> [TASK TO CARRY OUT]: Look through the records below, count the lines with the word "this", and reply with only the number.

> [Records with drawing code]:
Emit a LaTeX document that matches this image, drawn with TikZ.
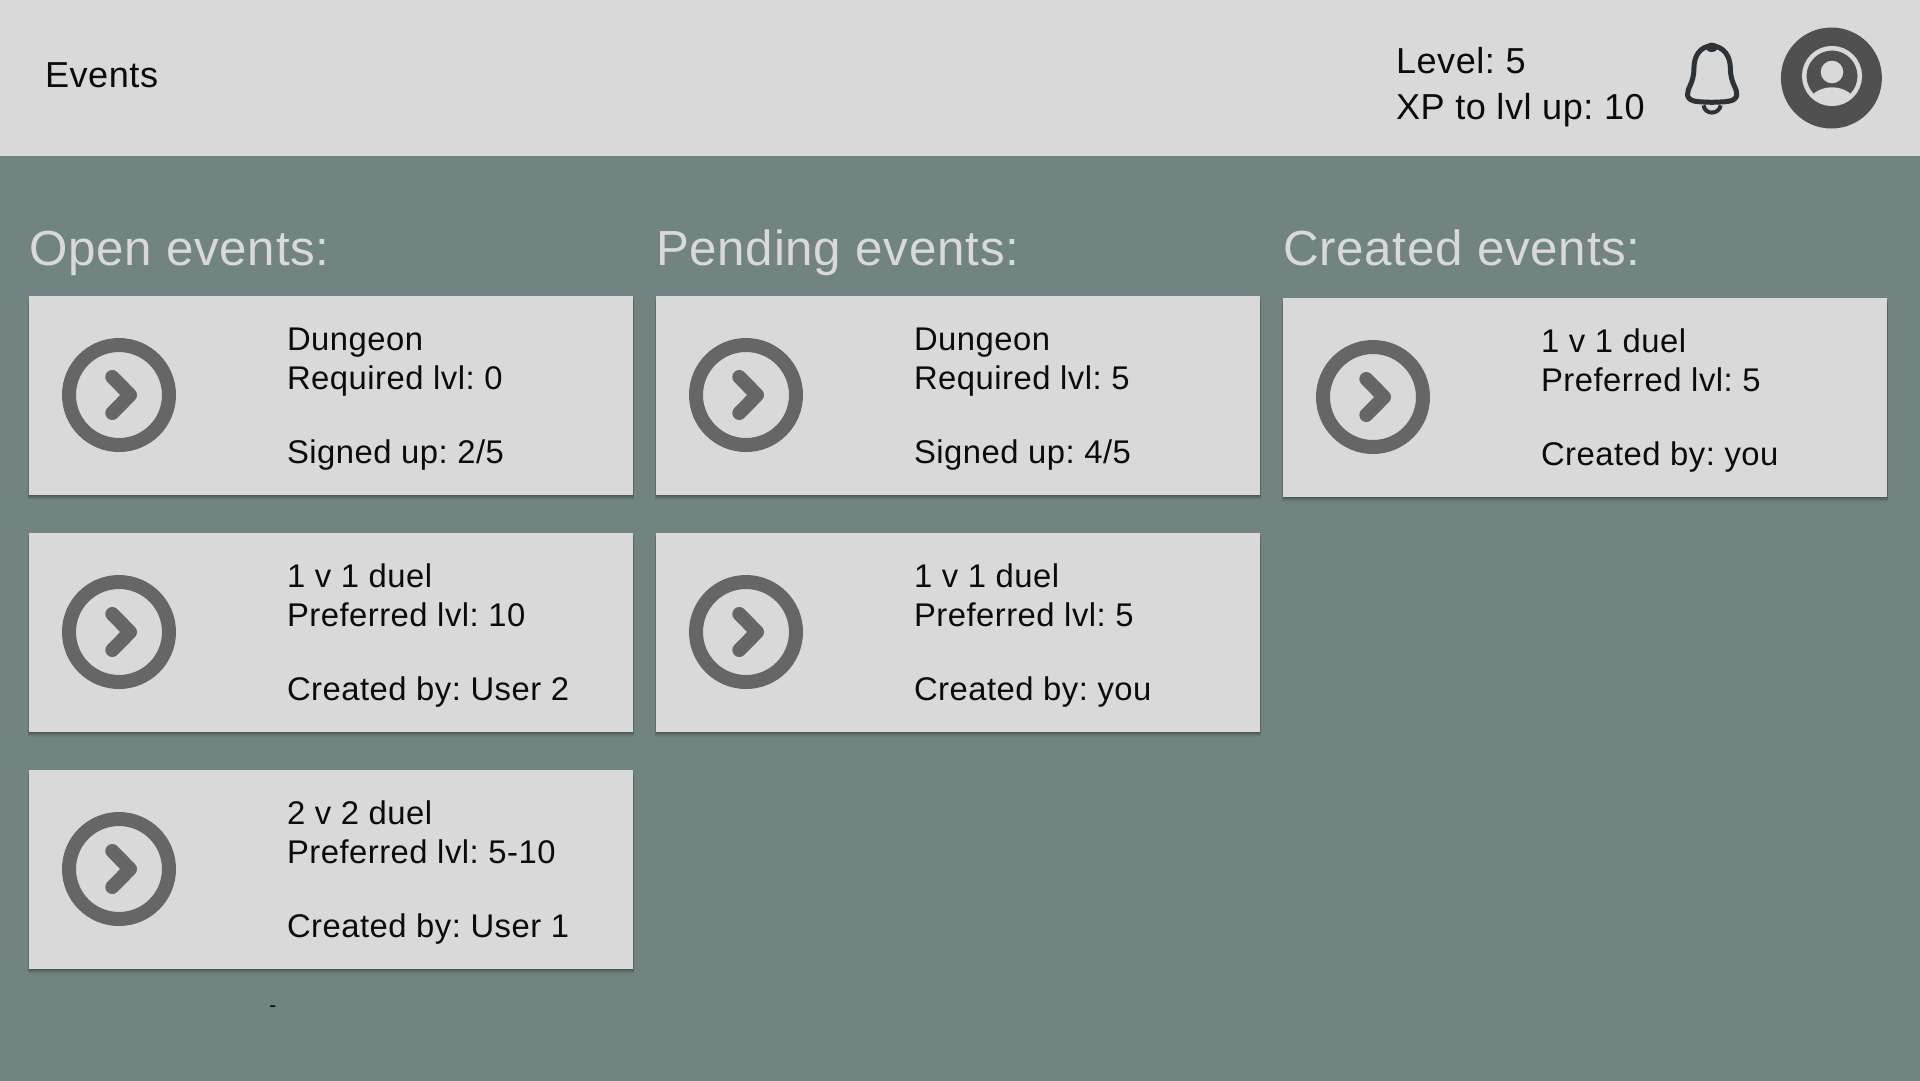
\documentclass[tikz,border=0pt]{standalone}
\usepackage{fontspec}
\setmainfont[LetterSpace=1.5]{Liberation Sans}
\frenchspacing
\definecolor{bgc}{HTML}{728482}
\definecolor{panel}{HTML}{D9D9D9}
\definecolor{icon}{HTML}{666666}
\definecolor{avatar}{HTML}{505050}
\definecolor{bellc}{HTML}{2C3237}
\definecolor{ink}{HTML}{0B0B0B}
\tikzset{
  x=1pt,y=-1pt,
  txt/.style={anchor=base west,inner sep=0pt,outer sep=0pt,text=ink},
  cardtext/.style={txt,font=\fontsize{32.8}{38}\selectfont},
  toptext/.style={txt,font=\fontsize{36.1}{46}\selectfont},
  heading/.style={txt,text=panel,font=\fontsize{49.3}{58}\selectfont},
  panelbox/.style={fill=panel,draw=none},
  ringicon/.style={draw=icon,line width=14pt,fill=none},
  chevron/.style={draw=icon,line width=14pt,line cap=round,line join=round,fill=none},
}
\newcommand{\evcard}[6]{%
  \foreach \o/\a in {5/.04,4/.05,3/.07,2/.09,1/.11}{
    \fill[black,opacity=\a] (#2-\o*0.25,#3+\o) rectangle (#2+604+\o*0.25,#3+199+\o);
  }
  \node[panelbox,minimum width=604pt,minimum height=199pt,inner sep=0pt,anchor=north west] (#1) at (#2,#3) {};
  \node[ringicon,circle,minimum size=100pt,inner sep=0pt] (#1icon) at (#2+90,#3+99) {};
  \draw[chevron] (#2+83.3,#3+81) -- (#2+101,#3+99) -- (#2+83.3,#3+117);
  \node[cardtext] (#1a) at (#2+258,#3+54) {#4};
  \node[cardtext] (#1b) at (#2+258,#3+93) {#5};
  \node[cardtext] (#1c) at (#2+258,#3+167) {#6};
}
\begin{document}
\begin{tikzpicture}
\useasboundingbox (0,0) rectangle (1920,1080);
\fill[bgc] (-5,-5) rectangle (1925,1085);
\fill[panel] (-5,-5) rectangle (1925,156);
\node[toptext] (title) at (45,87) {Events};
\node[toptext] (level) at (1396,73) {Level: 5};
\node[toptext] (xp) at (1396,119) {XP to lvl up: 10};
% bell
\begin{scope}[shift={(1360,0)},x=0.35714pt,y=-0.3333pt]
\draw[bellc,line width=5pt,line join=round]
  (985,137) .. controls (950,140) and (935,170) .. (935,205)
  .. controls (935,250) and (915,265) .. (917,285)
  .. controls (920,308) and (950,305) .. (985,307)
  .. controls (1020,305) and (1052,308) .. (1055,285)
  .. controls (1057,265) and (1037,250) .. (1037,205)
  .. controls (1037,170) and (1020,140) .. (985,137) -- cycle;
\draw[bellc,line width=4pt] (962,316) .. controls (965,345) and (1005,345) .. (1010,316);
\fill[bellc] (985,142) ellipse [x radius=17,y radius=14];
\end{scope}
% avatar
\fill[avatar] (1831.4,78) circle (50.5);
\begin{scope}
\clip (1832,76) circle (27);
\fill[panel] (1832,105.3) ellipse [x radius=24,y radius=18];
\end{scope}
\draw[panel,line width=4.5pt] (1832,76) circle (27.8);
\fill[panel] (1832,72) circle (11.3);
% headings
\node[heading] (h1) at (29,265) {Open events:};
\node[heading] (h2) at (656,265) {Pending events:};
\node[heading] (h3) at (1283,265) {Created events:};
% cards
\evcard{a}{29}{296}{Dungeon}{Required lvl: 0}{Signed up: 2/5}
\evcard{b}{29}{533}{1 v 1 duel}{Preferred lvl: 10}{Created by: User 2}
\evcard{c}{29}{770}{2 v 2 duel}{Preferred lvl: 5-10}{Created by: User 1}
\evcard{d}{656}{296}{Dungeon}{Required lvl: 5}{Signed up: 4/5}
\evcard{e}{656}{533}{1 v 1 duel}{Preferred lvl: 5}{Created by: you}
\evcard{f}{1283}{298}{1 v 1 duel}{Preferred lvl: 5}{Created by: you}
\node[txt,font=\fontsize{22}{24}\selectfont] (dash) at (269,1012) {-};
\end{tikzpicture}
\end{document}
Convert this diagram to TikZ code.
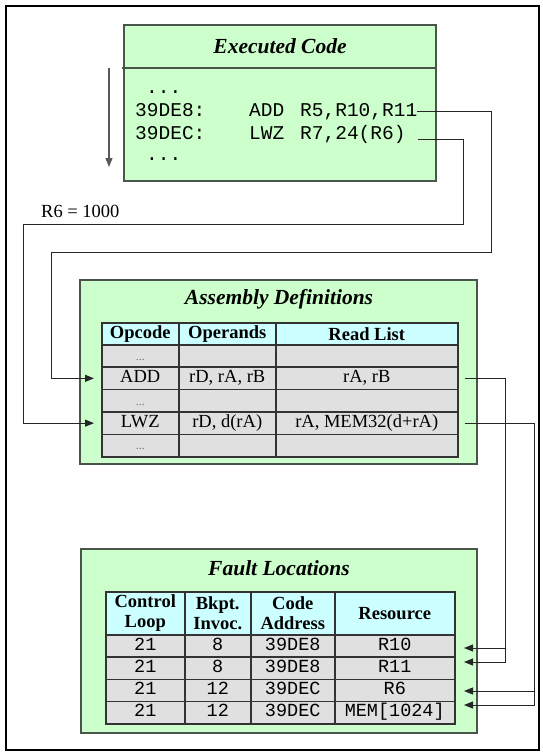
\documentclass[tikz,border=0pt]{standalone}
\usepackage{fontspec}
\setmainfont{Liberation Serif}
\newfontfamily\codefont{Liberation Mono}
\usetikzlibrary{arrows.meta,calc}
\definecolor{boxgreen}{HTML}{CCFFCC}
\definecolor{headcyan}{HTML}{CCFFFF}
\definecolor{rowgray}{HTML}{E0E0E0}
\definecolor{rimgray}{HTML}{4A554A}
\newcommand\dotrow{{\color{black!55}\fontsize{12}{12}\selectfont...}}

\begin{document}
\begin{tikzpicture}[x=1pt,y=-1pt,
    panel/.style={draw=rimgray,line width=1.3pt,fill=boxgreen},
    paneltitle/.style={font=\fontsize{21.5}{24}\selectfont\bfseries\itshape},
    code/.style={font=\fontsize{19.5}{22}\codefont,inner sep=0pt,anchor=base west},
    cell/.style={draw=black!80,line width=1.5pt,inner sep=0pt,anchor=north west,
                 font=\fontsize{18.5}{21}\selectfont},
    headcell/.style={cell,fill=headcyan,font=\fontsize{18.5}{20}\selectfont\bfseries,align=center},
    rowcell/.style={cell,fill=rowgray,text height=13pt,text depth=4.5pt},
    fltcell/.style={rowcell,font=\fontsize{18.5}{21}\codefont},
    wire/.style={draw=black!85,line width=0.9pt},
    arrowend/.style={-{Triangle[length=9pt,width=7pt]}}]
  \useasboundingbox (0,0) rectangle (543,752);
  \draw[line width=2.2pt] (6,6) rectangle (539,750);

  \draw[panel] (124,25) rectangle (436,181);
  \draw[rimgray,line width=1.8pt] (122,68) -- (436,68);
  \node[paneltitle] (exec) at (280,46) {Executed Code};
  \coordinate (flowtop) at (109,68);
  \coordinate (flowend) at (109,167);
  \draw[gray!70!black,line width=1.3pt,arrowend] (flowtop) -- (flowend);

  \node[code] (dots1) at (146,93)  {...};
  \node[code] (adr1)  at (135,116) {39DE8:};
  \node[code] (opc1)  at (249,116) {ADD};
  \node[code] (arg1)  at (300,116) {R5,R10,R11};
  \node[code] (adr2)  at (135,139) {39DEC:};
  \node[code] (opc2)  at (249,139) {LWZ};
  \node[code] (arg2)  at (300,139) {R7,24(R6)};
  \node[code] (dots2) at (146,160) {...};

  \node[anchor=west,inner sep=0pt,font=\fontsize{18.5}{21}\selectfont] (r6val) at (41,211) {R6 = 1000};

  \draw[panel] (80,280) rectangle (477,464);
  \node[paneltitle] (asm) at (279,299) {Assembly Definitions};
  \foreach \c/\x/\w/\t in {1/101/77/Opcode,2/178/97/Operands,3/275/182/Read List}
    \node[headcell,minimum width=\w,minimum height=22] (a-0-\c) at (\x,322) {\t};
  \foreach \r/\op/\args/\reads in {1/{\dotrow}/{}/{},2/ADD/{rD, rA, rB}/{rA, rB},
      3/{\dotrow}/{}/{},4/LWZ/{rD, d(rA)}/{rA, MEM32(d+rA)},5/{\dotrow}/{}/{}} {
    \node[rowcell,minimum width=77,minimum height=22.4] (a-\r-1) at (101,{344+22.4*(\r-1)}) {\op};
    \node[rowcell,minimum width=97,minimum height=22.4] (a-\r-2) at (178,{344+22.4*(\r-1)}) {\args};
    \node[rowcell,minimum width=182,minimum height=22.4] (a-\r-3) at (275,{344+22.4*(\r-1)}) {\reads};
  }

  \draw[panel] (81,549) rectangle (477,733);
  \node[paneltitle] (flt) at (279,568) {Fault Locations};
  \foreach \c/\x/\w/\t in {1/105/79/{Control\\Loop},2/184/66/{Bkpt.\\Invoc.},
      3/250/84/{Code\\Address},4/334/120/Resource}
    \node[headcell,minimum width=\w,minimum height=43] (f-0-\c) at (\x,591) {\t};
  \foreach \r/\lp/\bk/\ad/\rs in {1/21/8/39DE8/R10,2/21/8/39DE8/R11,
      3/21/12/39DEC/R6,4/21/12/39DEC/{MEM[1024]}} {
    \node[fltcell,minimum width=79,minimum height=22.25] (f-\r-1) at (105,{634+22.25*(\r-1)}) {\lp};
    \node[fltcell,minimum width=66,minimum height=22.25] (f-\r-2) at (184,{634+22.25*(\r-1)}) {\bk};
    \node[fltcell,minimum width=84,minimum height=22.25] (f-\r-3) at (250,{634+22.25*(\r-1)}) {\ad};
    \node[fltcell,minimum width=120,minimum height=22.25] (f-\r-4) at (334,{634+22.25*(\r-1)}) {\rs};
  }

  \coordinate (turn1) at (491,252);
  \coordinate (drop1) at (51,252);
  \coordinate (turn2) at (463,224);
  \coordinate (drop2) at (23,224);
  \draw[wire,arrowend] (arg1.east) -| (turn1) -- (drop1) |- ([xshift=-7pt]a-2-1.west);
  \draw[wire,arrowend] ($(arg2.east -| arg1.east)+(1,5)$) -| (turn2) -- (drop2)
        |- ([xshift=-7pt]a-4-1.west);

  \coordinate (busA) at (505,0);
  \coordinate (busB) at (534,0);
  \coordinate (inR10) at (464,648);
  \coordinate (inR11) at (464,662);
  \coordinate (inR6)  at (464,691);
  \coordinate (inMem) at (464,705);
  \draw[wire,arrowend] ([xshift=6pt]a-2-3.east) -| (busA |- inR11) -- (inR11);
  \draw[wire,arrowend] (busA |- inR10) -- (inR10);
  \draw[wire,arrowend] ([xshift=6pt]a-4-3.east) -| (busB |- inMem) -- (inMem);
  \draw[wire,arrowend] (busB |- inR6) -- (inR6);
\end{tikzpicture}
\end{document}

> [ANSWER FOR THE TASK]: 2